Monday, March 16, 2009

Water Problems on a Ring World

For part of the dream, I was reading about the story, and part of the time I was experiencing it as if I was in it.

The world in the book I was reading/experiencing was a very strange one. For the most part, the world was a flat one. Imagine a flat disk, almost like a dinner plate, that's about a mile across. The entire disk is the surface of a body of water. New water came from below at exactly the center of the disk, and it flowed outwards to the edge and ran over. The water came from and returned to "nothing" because whatever was below the disk was not known.

Around this disk of water were something like canyon walls. These walls were about four or five stories tall and muddy red in color. There was a space of a few feet between the edge of the water disk and the canyon walls that allowed the water to overflow and fall down into the bottomless abyss below.

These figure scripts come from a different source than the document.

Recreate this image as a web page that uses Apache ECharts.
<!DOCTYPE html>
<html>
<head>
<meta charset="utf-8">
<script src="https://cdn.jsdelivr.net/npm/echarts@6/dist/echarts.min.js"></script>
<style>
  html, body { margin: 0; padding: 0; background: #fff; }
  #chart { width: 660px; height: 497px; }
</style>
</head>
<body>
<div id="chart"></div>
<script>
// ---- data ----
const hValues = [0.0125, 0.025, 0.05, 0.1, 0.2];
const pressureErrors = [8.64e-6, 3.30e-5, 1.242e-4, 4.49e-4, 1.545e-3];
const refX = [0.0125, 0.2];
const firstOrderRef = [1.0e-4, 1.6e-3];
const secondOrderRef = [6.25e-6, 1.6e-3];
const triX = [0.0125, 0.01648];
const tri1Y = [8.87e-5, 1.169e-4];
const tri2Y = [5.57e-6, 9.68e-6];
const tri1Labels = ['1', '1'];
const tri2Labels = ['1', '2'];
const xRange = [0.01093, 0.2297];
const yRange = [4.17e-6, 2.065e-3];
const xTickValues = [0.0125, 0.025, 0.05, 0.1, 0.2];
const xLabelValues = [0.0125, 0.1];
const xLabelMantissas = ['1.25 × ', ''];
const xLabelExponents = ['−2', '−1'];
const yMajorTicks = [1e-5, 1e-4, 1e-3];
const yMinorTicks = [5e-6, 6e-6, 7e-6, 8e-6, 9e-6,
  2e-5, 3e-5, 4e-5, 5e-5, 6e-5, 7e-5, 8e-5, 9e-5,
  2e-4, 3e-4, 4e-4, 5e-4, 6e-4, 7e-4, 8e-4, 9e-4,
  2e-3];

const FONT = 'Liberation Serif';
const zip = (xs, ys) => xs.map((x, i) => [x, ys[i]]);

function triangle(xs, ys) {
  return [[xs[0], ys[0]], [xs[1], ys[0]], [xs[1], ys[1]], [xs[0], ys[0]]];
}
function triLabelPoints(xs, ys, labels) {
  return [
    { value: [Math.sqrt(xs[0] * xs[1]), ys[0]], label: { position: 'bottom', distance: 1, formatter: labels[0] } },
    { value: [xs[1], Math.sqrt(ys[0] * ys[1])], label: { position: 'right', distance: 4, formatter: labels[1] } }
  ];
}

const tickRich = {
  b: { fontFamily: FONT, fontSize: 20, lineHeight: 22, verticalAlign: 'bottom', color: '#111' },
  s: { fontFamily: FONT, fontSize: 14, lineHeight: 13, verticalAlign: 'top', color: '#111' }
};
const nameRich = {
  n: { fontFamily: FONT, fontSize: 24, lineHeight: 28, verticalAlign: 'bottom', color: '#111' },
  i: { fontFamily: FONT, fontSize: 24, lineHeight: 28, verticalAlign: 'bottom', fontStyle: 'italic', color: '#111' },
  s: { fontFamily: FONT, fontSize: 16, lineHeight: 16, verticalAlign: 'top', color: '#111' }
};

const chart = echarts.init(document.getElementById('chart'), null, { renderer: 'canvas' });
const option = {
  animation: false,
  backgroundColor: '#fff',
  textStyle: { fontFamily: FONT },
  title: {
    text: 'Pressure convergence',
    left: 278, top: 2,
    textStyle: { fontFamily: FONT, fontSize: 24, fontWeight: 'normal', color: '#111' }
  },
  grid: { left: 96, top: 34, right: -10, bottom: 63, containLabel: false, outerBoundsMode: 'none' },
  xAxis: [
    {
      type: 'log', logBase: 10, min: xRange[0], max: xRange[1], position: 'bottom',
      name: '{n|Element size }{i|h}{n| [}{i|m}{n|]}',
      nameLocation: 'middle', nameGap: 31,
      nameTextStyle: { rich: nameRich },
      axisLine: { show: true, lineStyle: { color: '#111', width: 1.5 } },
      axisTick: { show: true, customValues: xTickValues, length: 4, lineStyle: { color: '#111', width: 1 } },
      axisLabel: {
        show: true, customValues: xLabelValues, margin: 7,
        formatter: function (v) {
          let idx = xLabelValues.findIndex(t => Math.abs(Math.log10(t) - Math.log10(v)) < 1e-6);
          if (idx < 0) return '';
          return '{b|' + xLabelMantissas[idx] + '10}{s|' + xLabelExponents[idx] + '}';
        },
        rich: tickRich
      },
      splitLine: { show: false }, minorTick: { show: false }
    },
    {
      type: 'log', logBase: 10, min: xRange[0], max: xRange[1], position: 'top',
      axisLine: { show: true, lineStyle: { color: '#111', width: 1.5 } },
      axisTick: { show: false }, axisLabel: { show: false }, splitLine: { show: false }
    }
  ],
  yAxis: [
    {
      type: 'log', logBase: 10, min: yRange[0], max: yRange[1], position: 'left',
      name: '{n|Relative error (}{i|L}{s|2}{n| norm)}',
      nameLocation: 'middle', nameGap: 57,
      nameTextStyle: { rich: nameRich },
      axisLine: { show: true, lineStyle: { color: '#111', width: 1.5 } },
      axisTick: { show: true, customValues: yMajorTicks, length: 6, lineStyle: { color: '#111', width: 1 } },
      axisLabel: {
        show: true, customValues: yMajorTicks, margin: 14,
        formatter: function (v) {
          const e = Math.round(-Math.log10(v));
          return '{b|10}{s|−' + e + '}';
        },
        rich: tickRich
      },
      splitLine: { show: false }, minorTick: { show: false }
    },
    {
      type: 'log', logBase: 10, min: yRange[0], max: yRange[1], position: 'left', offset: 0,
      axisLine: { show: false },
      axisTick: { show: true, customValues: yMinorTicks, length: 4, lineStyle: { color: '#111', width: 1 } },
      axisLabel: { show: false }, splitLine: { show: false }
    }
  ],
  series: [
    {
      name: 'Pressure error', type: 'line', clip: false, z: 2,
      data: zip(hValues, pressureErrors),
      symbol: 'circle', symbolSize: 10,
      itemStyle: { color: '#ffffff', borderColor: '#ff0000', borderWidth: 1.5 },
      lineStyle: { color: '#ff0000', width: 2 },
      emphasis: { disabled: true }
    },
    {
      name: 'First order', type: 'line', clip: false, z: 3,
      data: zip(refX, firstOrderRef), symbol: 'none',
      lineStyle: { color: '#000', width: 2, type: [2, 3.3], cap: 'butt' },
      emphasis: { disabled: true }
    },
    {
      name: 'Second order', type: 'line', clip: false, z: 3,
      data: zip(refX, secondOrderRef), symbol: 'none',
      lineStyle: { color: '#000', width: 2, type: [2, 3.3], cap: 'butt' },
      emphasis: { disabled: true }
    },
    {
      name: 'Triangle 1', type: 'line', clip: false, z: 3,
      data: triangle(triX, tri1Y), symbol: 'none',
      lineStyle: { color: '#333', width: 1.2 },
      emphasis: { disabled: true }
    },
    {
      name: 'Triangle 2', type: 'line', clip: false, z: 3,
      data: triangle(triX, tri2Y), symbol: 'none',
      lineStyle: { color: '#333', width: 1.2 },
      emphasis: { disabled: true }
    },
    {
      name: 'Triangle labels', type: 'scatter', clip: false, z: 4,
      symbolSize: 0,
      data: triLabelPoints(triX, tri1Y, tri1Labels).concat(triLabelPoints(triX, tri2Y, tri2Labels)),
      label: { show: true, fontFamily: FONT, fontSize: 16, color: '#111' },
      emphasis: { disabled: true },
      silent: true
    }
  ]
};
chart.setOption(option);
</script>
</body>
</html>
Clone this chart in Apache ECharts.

In the surface of the canyon walls there were doors and windows carved in them, and this is where the people lived. The doors and windows resembled many of the cliff dwellings of some of the southwest Native Americans.

That was pretty much all there was to this "world." There was nothing above it, and there didn't seem to be anything below it. Well, it didn't seem to be resting upon anything. It just floated out there in this atmosphere bubble. It was almost like a ring shaped island in the middle of an ocean, except that there was no ocean for it to sit in, and the water that was there didn't even extend quite all the way to the island itself.

As for the story that was going on, I don't remember most of it. I know that part of the time I was reading about the story, and other times I was in the story, or at least watching it from a first person perspective. During the times that I was reading the story, I was sitting or standing in a place that closely resembled the dining room of Grandmama's house in Weyers Cave.

Part of the story was just about the people and how they lived. The people were basically like a port town or village from the 17th or 18th century. There was an older man (a father type of figure) and young girl that was about 10, and they were going about their "normal daily routine." The father was basically teaching the girl his trade so that she could learn it and do it at a later time. Many people in this place made their living by going out into the water for things, such as fishing, I suppose, or doing something to help maintain the, for lack of a better word, stability of the water.

Evidently there was something about the water to be maintained because there seemed to be a constant sense of how important it was to do certain tasks to keep the water from... doing something. I don't know exactly what that something was, but it would basically lead to catastrophic world failure and destruction if it wasn't taken care of.

At one point something DID happen, and the girl wound up getting swept up into this event where she wound up going under the city/world into these deep caverns because the water feeding upwards had become too strong and was threatening to somehow destroy the water disc or the world around it. The girl was wandering around, and there was a river of lava to the right side and she was carefully walking down a path cut in the side of the giant open cavern. The path went around the outer wall of the cavern in a downward spiral, and in some places it went through parts of the cavern wall that suck out into the middle.

Sometime around this time I came back out of reading the book and I was talking to someone about it. I think that I had somehow gotten a different visual in my head of how the world in the book was laid out, and we were discussing it.